Dr. Lin is right on. One more quick question: do you eat or take in a lot of soy? Excessive (and that's an individual thing) soy intake can cause a hyperthyroid period followed by a hypothyroid period. This happens to a number of women who use over the counter soy preparations such as Estroven long term or who have a high dietary intake of soy. Just another wrinkle to consider. If you don't take in much soy, no worries. If you do, you may wish to stop or cut way back and repeat testing.
Good luck and keep us posted!
Lynette Sheppard RN Health Maven, Menopause Community
Ah, the rest of the story! I was wondering . . . If you read my answer to your 2nd question (which I answered first), you'll know that we're trained to worry about stroke from atrial fibrillation. Try not to blame your physician.

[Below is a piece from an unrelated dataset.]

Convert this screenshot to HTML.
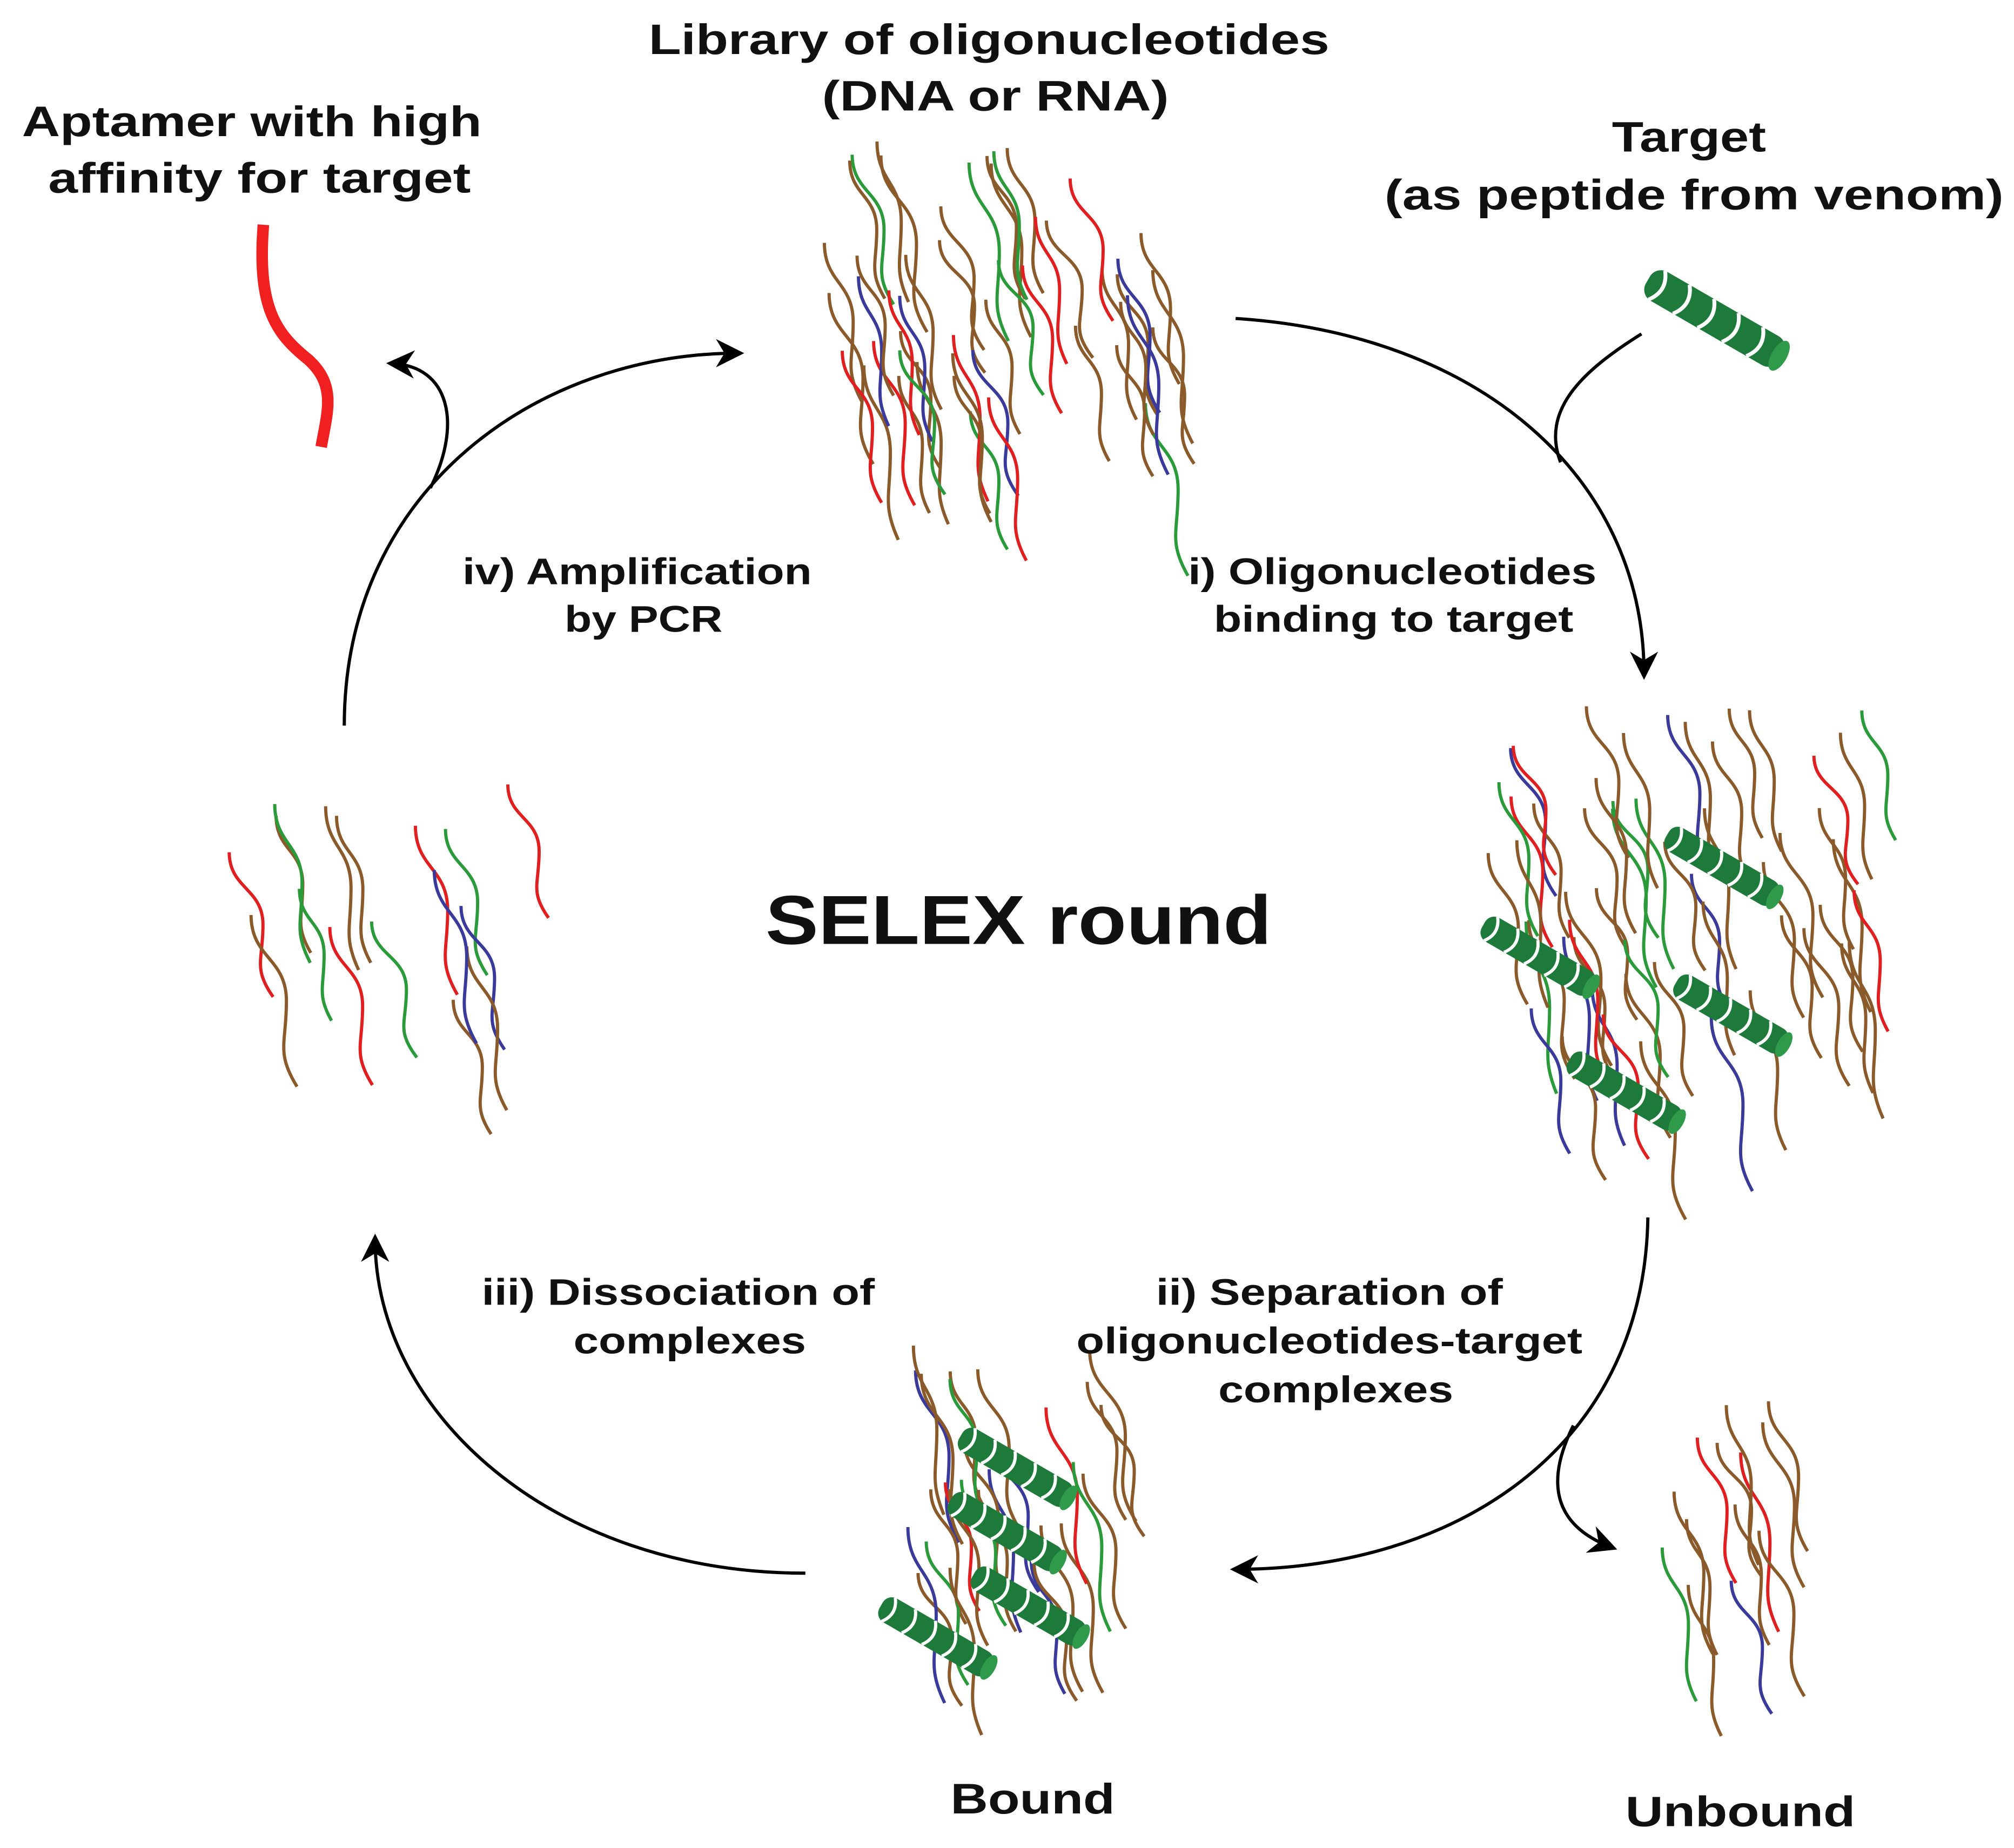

Think about it this way. God forbid you had a stroke, wouldn't you be extremely upset that your physician didn't more aggressively push you to control your thyroid earlier in order to prevent said stroke? If our crystal ball wasn't broken and we knew that you would never have a stroke, then we wouldn't worry. Unfortunately, it's all an educated guess. And if we're wrong? We get sued! It's not so much that we want to avoid a malpractice lawsuit as that we care and want to offer you the best care with the information that's available at the time. 20:20 hindsight is great but in the heat of the moment, we need to give the best advice and help you make the best decision for your individual situation.

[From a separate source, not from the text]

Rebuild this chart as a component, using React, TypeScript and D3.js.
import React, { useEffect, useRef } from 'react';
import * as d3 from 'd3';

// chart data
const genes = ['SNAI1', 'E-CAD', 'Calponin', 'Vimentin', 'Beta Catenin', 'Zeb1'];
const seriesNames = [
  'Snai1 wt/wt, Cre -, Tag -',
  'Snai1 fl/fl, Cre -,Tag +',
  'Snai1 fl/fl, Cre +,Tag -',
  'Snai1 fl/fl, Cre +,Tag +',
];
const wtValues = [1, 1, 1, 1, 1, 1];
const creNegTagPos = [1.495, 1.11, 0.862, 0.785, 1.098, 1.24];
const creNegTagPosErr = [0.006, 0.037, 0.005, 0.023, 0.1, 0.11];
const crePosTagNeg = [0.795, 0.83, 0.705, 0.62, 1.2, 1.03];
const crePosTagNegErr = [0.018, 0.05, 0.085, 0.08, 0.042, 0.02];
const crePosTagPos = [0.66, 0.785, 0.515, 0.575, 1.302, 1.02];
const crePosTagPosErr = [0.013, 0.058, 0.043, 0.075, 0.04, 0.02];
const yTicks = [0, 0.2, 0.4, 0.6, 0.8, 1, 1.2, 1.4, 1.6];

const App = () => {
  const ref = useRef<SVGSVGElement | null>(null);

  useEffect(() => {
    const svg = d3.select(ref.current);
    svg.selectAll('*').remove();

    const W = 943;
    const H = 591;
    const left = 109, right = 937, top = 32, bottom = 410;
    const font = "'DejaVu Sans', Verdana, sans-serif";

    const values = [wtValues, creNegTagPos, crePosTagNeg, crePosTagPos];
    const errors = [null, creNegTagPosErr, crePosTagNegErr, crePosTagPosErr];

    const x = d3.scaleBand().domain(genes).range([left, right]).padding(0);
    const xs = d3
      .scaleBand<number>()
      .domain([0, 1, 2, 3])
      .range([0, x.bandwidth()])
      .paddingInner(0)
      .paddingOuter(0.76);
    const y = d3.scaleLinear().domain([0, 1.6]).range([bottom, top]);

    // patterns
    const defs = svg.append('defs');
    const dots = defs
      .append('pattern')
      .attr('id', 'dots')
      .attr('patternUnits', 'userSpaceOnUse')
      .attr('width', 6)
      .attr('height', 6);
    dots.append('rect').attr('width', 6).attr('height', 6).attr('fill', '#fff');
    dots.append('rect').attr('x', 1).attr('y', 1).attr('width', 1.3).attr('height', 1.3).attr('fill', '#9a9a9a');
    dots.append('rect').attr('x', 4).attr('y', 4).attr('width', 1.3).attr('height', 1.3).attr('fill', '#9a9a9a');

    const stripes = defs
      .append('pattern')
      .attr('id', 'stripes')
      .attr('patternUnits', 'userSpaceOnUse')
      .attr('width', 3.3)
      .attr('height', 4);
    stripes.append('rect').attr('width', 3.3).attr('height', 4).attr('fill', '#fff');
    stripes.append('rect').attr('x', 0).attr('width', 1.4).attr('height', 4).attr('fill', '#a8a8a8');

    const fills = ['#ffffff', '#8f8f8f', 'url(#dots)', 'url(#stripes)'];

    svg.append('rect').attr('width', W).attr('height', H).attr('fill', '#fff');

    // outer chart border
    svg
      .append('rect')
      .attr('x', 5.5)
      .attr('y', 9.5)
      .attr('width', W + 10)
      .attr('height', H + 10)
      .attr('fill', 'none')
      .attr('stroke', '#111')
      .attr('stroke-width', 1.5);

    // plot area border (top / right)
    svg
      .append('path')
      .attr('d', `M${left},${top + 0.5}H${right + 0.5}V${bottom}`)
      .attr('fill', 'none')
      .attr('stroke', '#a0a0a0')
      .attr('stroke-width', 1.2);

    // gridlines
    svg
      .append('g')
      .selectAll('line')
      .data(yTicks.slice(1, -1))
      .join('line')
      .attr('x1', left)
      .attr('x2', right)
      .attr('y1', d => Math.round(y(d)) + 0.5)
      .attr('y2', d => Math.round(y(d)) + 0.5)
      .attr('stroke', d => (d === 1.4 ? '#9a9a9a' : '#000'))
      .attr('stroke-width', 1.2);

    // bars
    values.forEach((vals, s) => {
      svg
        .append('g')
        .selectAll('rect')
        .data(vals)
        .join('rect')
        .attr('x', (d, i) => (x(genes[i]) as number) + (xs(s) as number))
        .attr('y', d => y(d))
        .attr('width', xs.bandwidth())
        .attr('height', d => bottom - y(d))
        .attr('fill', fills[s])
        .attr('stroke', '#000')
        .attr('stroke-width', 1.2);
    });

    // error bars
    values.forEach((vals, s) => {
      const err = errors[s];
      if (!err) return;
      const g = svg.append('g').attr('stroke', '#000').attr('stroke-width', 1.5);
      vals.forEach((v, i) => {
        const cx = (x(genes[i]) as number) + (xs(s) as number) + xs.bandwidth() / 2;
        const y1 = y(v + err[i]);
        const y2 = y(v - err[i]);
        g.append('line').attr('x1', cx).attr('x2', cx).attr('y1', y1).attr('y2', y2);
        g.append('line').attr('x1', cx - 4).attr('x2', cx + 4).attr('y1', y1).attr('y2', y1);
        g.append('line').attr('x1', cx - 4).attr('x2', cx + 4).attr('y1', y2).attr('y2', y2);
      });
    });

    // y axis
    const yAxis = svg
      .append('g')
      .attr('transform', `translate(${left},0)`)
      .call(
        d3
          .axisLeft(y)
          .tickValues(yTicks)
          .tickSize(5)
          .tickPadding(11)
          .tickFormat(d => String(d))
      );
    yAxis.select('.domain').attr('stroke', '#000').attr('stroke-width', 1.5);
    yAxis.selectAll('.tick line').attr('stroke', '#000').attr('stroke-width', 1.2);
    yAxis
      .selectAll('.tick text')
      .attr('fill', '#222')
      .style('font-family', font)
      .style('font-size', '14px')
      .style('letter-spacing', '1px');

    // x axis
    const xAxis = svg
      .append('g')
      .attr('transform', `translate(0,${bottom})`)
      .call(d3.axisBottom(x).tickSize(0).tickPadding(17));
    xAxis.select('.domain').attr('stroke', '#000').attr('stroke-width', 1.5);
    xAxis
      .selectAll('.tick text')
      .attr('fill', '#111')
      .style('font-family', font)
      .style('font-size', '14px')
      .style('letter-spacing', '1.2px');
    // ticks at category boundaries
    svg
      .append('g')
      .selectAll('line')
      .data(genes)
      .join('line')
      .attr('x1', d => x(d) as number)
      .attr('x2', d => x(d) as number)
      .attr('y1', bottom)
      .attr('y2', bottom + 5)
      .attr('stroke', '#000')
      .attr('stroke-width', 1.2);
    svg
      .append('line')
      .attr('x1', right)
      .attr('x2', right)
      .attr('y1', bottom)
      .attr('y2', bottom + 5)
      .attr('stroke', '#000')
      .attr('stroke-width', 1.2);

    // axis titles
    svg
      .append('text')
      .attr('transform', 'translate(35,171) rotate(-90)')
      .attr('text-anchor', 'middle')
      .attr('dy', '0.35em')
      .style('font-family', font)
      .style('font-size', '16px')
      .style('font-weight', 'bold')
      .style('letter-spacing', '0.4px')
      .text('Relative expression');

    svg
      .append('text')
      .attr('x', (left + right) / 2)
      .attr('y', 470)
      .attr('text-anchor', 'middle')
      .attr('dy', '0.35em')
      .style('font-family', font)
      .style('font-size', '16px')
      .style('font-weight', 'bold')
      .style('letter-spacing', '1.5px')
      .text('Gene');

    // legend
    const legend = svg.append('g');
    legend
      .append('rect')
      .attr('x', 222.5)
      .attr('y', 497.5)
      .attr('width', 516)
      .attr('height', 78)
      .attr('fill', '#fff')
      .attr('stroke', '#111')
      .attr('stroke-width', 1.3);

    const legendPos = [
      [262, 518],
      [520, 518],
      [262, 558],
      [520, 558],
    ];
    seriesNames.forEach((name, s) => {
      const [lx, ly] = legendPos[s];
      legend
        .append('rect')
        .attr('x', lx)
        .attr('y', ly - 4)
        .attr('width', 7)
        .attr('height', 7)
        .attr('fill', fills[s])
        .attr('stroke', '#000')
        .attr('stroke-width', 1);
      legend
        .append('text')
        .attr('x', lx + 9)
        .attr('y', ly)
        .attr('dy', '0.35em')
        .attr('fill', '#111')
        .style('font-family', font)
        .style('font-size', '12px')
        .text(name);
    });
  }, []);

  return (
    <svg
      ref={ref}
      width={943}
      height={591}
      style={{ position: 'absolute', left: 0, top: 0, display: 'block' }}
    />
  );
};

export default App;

With all that said, if you have no signs or symptoms of hyperthyroidism, and don't feel like taking treatment right now, how about talking with your physician and explaining why you feel that way. Seriously! Communication is a good thing! Consider compromising at repeating your tests in another 6 weeks or 3 months. If you're no longer hyperthyroid, then you're off the hook. If you are still hyperthyroid, you'll need to decide whether you wish to continue to monitor or get treated. At this juncture, after repeat testing confirms hyperthyroidism, you might also consider getting a 2nd opinion.
Ah, but as I mentioned in my 1st answer, hyperthyroidism can lead to early menopause (at least I think I mentioned that), rather than the other way around. So perhaps you really do have hyperthyrodism and treatment might help abate/delay your menopausal symptoms and increase risk for bone loss.